Sensibiliser les adolescents et les jeunes participe à l’éducation à la citoyenneté. Au-delà de la question de l’alcool, cela permet de leur faire prendre conscience, que les publicités font appel à leurs émotions, afin que celles éprouvées soient plus fortes que la raison et poussent à la consommation d’alcool.

Ces marques créent des univers sensoriels, émotifs, pour une cible adolescente qu’elles savent encore immature émotionnellement (le cortex préfrontal n’est mature qu’à partir de 25 ans), qui n’est de fait pas encore équipée, comme c’est le cas pour un adulte, pour revenir à des réflexions et actions plus rationnelles.

La prévention un levier nécessaire, des actions officielles déployées

Les chiffres d’ESCAPAD 2022 de l’OFDT, mettent en relief la nécessité de mieux encadrer la prévention par une loi plus stricte. Rappelons en effet que selon cette enquête 80,6 % des jeunes de 17 ans ont déjà expérimenté l’alcool, 58,6 % en ont consommé dans le mois et 7,2 % ont une consommation régulière (10 fois dans le mois).

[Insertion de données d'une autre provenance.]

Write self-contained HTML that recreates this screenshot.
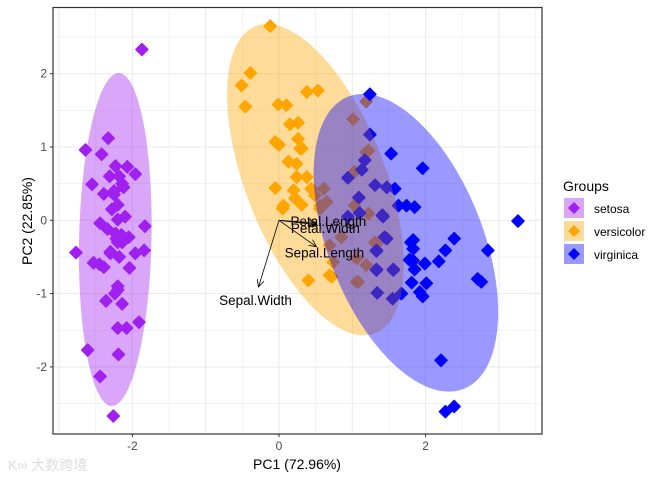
<!DOCTYPE html>
<html><head><meta charset="utf-8"><style>
html,body{margin:0;padding:0;background:#fff;}
svg{display:block;font-family:"Liberation Sans",Arial,sans-serif;}
</style></head><body>
<svg id="chart" width="672" height="480" xmlns="http://www.w3.org/2000/svg"></svg>
<script>
const groups = ["setosa","versicolor","virginica"];
const colors = ["#A020F0","#FFA500","#0000FF"];
const setosaX = [-1.87,-2.33,-2.64,-2.42,-2.23,-2.07,-2.31,-1.96,-2.14,-2.55,-2.39,-2.25,-2.20,-2.20,-2.44,-1.83,-2.34,-2.23,-2.05,-2.14,-2.77,-2.30,-2.18,-1.96,-1.84,-2.53,-2.39,-2.04,-2.20,-2.24,-2.36,-2.14,-1.91,-2.20,-2.08,-2.61,-2.19,-2.44,-2.26,-2.18,-2.22,-2.10,-2.30,-2.20,-2.25,-2.15,-2.28,-2.45,-2.12,-2.20];
const setosaY = [2.33,1.12,0.96,0.90,0.74,0.73,0.60,0.63,0.50,0.49,0.36,0.35,0.21,0.01,-0.04,-0.08,-0.12,-0.18,-0.23,-0.30,-0.44,-0.43,-0.50,-0.45,-0.41,-0.58,-0.64,-0.65,-0.90,-1.00,-1.10,-1.14,-1.39,-1.47,-1.47,-1.77,-1.83,-2.13,-2.67,0.60,-0.25,0.05,-0.45,-0.95,0.40,-0.20,0.15,-0.60,0.45,-0.30];
const versiX = [-0.12,-0.39,-0.51,-0.46,0.38,0.53,-0.01,0.10,0.15,0.26,-0.05,0.00,0.26,0.29,0.13,0.24,0.24,0.38,-0.05,0.20,0.22,0.06,0.31,0.05,1.19,1.01,0.31,1.19,1.03,0.44,0.61,0.56,0.65,0.56,1.03,1.22,0.69,0.85,1.31,1.06,0.74,0.40,0.69,1.06,1.22,1.33,1.19,1.08,0.72,0.49];
const versiY = [2.65,2.01,1.84,1.55,1.75,1.77,1.58,1.57,1.31,1.33,1.07,1.03,1.11,0.98,0.80,0.77,0.59,0.59,0.44,0.41,0.30,0.20,0.21,0.16,1.62,1.38,0.98,0.93,0.66,0.43,0.43,0.20,0.25,0.16,0.20,0.09,-0.34,-0.23,-0.30,-0.52,-0.57,-0.82,-0.75,-0.84,0.95,-0.32,-0.61,-0.84,-0.77,0.34];
const virgX = [1.24,1.24,1.53,1.96,1.17,1.13,0.94,1.31,1.47,1.58,1.09,1.74,1.85,3.26,0.94,1.42,1.47,1.83,2.39,1.33,1.83,2.27,2.85,2.18,1.83,1.99,1.85,1.33,1.56,2.71,2.76,1.81,2.01,1.34,1.67,1.55,1.92,1.96,2.21,2.27,2.39,1.10,1.41,1.44,1.33,1.80,1.78,1.33,1.56,1.63];
const virgY = [1.72,1.17,0.91,0.71,0.82,0.69,0.58,0.48,0.45,0.43,0.31,0.20,0.18,-0.01,0.05,0.05,-0.25,-0.27,-0.25,-0.42,-0.39,-0.41,-0.41,-0.56,-0.55,-0.59,-0.67,-0.67,-0.67,-0.80,-0.84,-0.85,-0.86,-0.99,-1.00,-1.07,-0.98,-1.04,-1.91,-2.61,-2.54,0.10,0.07,-0.23,-0.41,-0.30,-0.54,-0.68,-0.68,0.20];
const xTicks = [-2,0,2];
const yTicks = [-2,-1,0,1,2];
const varNames = ["Petal.Length","Petal.Width","Sepal.Length","Sepal.Width"];
const varX = [0.51,0.51,0.51,-0.28];
const varY = [-0.04,-0.06,-0.36,-0.91];

const NS="http://www.w3.org/2000/svg";
const svg=document.getElementById('chart');
const L=53,R=542,T=7.5,B=434;
const sx=v=>279+v*73.3;
const sy=v=>220.3-v*73.3;
function el(tag,attrs,parent){const e=document.createElementNS(NS,tag);for(const k in attrs)e.setAttribute(k,attrs[k]);(parent||svg).appendChild(e);return e;}

const grid=el('g',{});


for(let v=-3;v<=3.5;v+=0.5){const x=sx(v);if(x>L&&x<R)el('line',{x1:x,x2:x,y1:T,y2:B,stroke:'#ebebeb','stroke-width':Number.isInteger(v)?1.1:0.6},grid);}
for(let v=-3;v<=3;v+=0.5){const y=sy(v);if(y>T&&y<B)el('line',{x1:L,x2:R,y1:y,y2:y,stroke:'#ebebeb','stroke-width':Number.isInteger(v)?1.1:0.6},grid);}

const X=[setosaX,versiX,virgX],Y=[setosaY,versiY,virgY];
const pts=el('g',{});


function diamond(cx,cy,r){return `M${cx},${cy-r}L${cx+r},${cy}L${cx},${cy+r}L${cx-r},${cy}Z`;}
for(let g=0;g<3;g++){for(let i=0;i<X[g].length;i++){
  const p=el('path',{d:diamond(sx(X[g][i]),sy(Y[g][i]),6),fill:colors[g],stroke:colors[g],'stroke-width':1.5,'stroke-linejoin':'round'},pts);
  
  
}}
const ells=el('g',{});


for(let g=0;g<3;g++){
  const xs=X[g],ys=Y[g],n=xs.length;
  const mx=xs.reduce((a,b)=>a+b)/n,my=ys.reduce((a,b)=>a+b)/n;
  let a=0,b=0,c=0;for(let i=0;i<n;i++){const dx=xs[i]-mx,dy=ys[i]-my;a+=dx*dx;b+=dx*dy;c+=dy*dy;}
  a/=n-1;b/=n-1;c/=n-1;
  const tr=(a+c)/2,det=Math.sqrt(((a-c)/2)**2+b*b);
  const l1=tr+det,l2=tr-det;const th=Math.atan2(l1-a,b||1e-9);
  const k=2.48;let d='';
  for(let j=0;j<=100;j++){const t=j/100*2*Math.PI;const u=k*Math.sqrt(l1)*Math.cos(t),w=k*Math.sqrt(Math.max(l2,0))*Math.sin(t);
    const px=mx+u*Math.cos(th)-w*Math.sin(th),py=my+u*Math.sin(th)+w*Math.cos(th);d+=(j?'L':'M')+sx(px)+','+sy(py);}
  const e=el('path',{d:d+'Z',fill:colors[g],'fill-opacity':0.4},ells);
  
  
}
const arr=el('g',{});


const labOff=[[12,-1],[9,4.5],[8,7],[-3,14]];
for(let i=0;i<4;i++){
  const x1=sx(0),y1=sy(0),x2=sx(varX[i]),y2=sy(varY[i]);
  el('line',{x1,y1,x2,y2,stroke:'#000','stroke-width':0.8},arr);
  const ang=Math.atan2(y2-y1,x2-x1);
  const h=8;
  el('polyline',{points:`${x2-h*Math.cos(ang-0.45)},${y2-h*Math.sin(ang-0.45)} ${x2},${y2} ${x2-h*Math.cos(ang+0.45)},${y2-h*Math.sin(ang+0.45)}`,fill:'none',stroke:'#000','stroke-width':0.8},arr);
  const t=el('text',{x:x2+labOff[i][0],y:y2+labOff[i][1]+4,'text-anchor':'middle','font-size':13.5,fill:'#000'},arr);
  t.textContent=varNames[i];
  
  
}
const frame=el('rect',{x:L,y:T,width:R-L,height:B-T,fill:'none',stroke:'#333','stroke-width':1.2});


const axes=el('g',{});


xTicks.forEach(v=>{el('line',{x1:sx(v),x2:sx(v),y1:B,y2:B+3,stroke:'#333'},axes);const t=el('text',{x:sx(v),y:B+16,'text-anchor':'middle','font-size':12,fill:'#4d4d4d'},axes);t.textContent=v;});
yTicks.forEach(v=>{el('line',{x1:L-3,x2:L,y1:sy(v),y2:sy(v),stroke:'#333'},axes);const t=el('text',{x:L-6,y:sy(v)+4,'text-anchor':'end','font-size':12,fill:'#4d4d4d'},axes);t.textContent=v;});
</script>
<svg style="position:absolute;left:0;top:0" width="672" height="480" xmlns="http://www.w3.org/2000/svg">
<text x="297" y="469" text-anchor="middle" font-size="14" font-family="Liberation Sans, sans-serif">PC1 (72.96%)</text>
<text transform="translate(32,221) rotate(-90)" text-anchor="middle" font-size="14" font-family="Liberation Sans, sans-serif">PC2 (22.85%)</text>
<g font-family="Liberation Sans, sans-serif">
<text x="563" y="191" font-size="14">Groups</text>
<g><rect x="564" y="198" width="20" height="20" fill="#A020F0" fill-opacity="0.4"/><path d="M574,202L580,208L574,214L568,208Z" fill="#A020F0"/><text x="594" y="213" font-size="12">setosa</text></g>
<g><rect x="564" y="221" width="20" height="20" fill="#FFA500" fill-opacity="0.4"/><path d="M574,225L580,231L574,237L568,231Z" fill="#FFA500"/><text x="594" y="236" font-size="12">versicolor</text></g>
<g><rect x="564" y="244" width="20" height="20" fill="#0000FF" fill-opacity="0.4"/><path d="M574,248L580,254L574,260L568,254Z" fill="#0000FF"/><text x="594" y="259" font-size="12">virginica</text></g>
</g>
<text x="8" y="470" font-size="14" fill="#ddd" font-family="Liberation Sans, Noto Sans CJK SC, sans-serif">K∞ 大数跨境</text>
</svg>
</body></html>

Légalement nous l’avons évoqué, une publicité sur l’alcool ne doit en aucune mesure inciter à la consommation, ce qui est loin d’être le cas. De plus les sanctions mises en œuvre face à ce non-respect sont inexistantes ou peu fréquentes. Seules l’optimisation de la prévention et des actions de sensibilisation plus fortes et récurrentes peuvent participer à modifier ces représentations, à changer les regards, les idées reçues, les comportements, et donc à réduire, in fine, la consommation d’alcool… En attendant que la loi renforce son cadre et déploie des mécaniques officielles générant des sanctions plus fréquentes.

Si la prévention et la sensibilisation restent donc cruciales, certaines actions sont à souligner, telles le grand programme, intitulé SAFER et déployé en 2018 par l’OMS (Organisation mondiale de la Santé, qui invite les États à adopter 5 initiatives (les plus rentables) pour lutter contre les dommages liés à l’alcool :

  1. Renforcer les restrictions sur la disponibilité de l’alcool, notamment l’interdiction de vente aux mineurs,
  2. Promouvoir et appliquer des mesures de lutte contre l’alcool au volant,
  3. Faciliter l’accès au dépistage, aux interventions brèves et au traitement,
  4. Appliquer des interdictions ou des restrictions complètes sur la publicité, le parrainage et la promotion de l’alcool,
  5. Augmenter les prix de l’alcool par le biais de taxes d’accise et de politiques de prix.